Multi-well pads, rig loans make Bakken's Abraxas Petroleum unique

By Luke Geiver | February 15, 2013

Abraxas Petroleum Corp., the San Antonio-based oil and gas exploration and production company, will lower its drilling costs in the Bakken through increased drilling crew efficiencies and multi-well pad practices. The company’s first two wells in the Bakken, the Raven 2H and 3H, will be completed simultaneously this month, according to Bob Watson, Abraxas president and CEO, instead of individual completions a month apart for each well. The decision, he said, will lead to cost savings.

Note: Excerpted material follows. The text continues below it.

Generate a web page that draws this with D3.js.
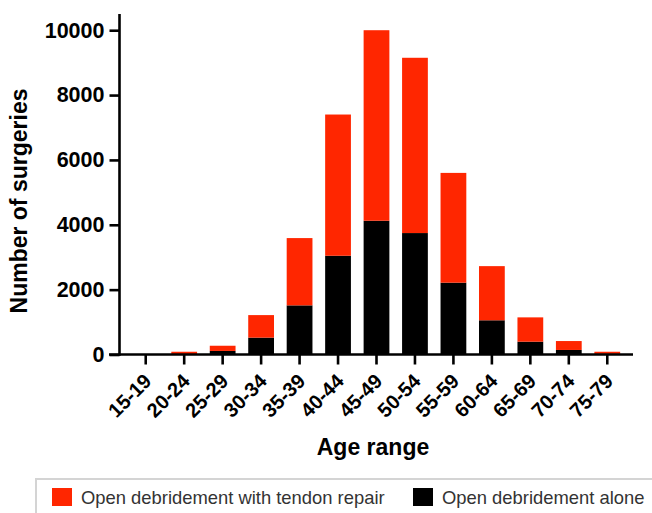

Raven Drilling LLC, the wholly-owned subsidiary of Abraxas, utilizes a multi-well pad drilling system that decreases rig mobilization costs and also utilizes the same mud system for multiple wells.

According to Geoff King, vice president and CFO for the company, the crew has worked through the learning curve of drilling in the Bakken shale with a multi-well pad system.

“I know the engineers probably have things they are tweaking, but I think it is just getting everybody accustomed to doing the same thing over and over again,” King said. Abraxas is one of the smaller operators in the Williston Basin, with only 23,000 net-acres, a substantial portion of which King said, is non-operated. The company is also one of the more unique operators drilling for crude oil in the play. In July 2011, the company’s mineral rights leases were not active, King said, mainly because the company was unable to secure a lease for a drilling rig and other equipment. Typically, most drilling companies lease a rig from other firms such as Nabors Drilling, but during 2011 when a rig supply shortage was happening, Abraxas had to make a decision.

Rather than go with a contract at what King considered a “pretty lofty level,” for a third party to perform the drilling, King said the company elected to buy its own rig. Abraxas bought a used Oilwell 2,000 horsepower diesel-electric drilling rig, and then refurbished and winterized the rig to handle North Dakota winters. After completing the rig in Houston, Abraxas shipped it to McKenzie County. “The economics of it actually worked in our favor,” King said, “when you looked at what it was going to cost us to buy a rig and refurbish it versus contracting it.”

To finance the purchase of the rig, the company took out a rig loan, a practice that is not typical for drilling operations. But, financing the loan for the rig was simple. “It’s like leasing a car versus buying a car,” King said. “If you are leasing you are paying a monthly payment, but if you buy it you are going to take out a loan on it.”

In addition to buying its own rig, the company also put together its own crew to travel with the rig from well pad to well pad. The company expects a busy drilling schedule in the next few years. The company’s first Raven well is complete, and Raven 2H and 3H will be completed this month. The company also has a multi-well pad site with four Lillibridge wells under development. Intermediate casing on the Lillibridge 1H and 2H is complete and total depth was just reached on the Lillibridge 3H. After intermediate casing is set on the 3H, the drilling rig will move to drill the curve of the Lillibridge 4H. After the Lillibridge wells are complete, King said the company will work on another three-well pad followed by another four wells. “So a lot more activity for us this year.”